Required task: Copy the data below exactly, omitting any picture it contains.

※

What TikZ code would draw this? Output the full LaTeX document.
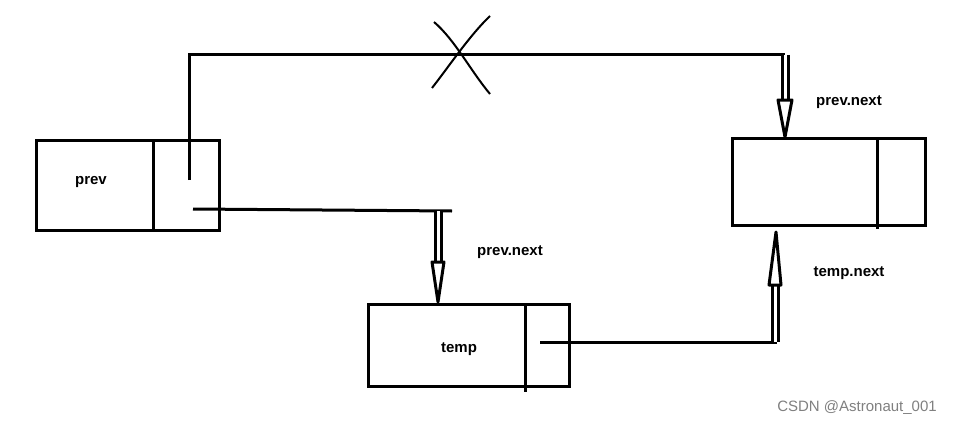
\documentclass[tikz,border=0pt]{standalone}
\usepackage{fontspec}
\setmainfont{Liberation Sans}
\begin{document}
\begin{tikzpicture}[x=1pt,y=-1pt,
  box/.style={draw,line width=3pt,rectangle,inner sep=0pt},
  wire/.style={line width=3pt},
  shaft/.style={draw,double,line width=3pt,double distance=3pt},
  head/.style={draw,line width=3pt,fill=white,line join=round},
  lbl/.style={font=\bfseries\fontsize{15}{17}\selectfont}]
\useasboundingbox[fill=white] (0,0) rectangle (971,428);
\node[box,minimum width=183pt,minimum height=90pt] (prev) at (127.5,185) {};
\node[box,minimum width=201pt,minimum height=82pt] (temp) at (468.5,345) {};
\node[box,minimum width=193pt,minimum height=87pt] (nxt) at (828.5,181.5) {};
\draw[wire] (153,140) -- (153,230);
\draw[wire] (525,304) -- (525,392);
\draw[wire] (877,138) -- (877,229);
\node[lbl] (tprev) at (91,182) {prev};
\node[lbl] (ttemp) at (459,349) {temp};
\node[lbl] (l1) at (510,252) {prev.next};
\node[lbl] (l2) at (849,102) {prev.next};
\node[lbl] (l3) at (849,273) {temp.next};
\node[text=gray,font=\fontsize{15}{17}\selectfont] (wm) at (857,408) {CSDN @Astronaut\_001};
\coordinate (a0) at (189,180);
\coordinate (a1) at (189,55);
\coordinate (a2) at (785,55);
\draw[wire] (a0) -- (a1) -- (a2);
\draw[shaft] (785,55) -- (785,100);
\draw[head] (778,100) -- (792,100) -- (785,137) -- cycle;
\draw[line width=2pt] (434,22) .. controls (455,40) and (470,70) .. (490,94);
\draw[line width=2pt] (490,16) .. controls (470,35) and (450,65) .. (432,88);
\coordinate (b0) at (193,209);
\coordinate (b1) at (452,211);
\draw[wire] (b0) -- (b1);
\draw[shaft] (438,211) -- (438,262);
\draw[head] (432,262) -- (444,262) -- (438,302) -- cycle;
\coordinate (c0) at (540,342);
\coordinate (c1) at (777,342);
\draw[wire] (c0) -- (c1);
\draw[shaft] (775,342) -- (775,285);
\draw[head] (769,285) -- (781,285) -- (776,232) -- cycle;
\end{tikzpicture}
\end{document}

※

Written answer:
What TikZ code would draw this? Output the full LaTeX document.
\documentclass[tikz,border=0pt]{standalone}
\usepackage{fontspec}
\setmainfont{Liberation Sans}
\begin{document}
\begin{tikzpicture}[x=1pt,y=-1pt,
  box/.style={draw,line width=3pt,rectangle,inner sep=0pt},
  wire/.style={line width=3pt},
  shaft/.style={draw,double,line width=3pt,double distance=3pt},
  head/.style={draw,line width=3pt,fill=white,line join=round},
  lbl/.style={font=\bfseries\fontsize{15}{17}\selectfont}]
\useasboundingbox[fill=white] (0,0) rectangle (971,428);
\node[box,minimum width=183pt,minimum height=90pt] (prev) at (127.5,185) {};
\node[box,minimum width=201pt,minimum height=82pt] (temp) at (468.5,345) {};
\node[box,minimum width=193pt,minimum height=87pt] (nxt) at (828.5,181.5) {};
\draw[wire] (153,140) -- (153,230);
\draw[wire] (525,304) -- (525,392);
\draw[wire] (877,138) -- (877,229);
\node[lbl] (tprev) at (91,182) {prev};
\node[lbl] (ttemp) at (459,349) {temp};
\node[lbl] (l1) at (510,252) {prev.next};
\node[lbl] (l2) at (849,102) {prev.next};
\node[lbl] (l3) at (849,273) {temp.next};
\node[text=gray,font=\fontsize{15}{17}\selectfont] (wm) at (857,408) {CSDN @Astronaut\_001};
\coordinate (a0) at (189,180);
\coordinate (a1) at (189,55);
\coordinate (a2) at (785,55);
\draw[wire] (a0) -- (a1) -- (a2);
\draw[shaft] (785,55) -- (785,100);
\draw[head] (778,100) -- (792,100) -- (785,137) -- cycle;
\draw[line width=2pt] (434,22) .. controls (455,40) and (470,70) .. (490,94);
\draw[line width=2pt] (490,16) .. controls (470,35) and (450,65) .. (432,88);
\coordinate (b0) at (193,209);
\coordinate (b1) at (452,211);
\draw[wire] (b0) -- (b1);
\draw[shaft] (438,211) -- (438,262);
\draw[head] (432,262) -- (444,262) -- (438,302) -- cycle;
\coordinate (c0) at (540,342);
\coordinate (c1) at (777,342);
\draw[wire] (c0) -- (c1);
\draw[shaft] (775,342) -- (775,285);
\draw[head] (769,285) -- (781,285) -- (776,232) -- cycle;
\end{tikzpicture}
\end{document}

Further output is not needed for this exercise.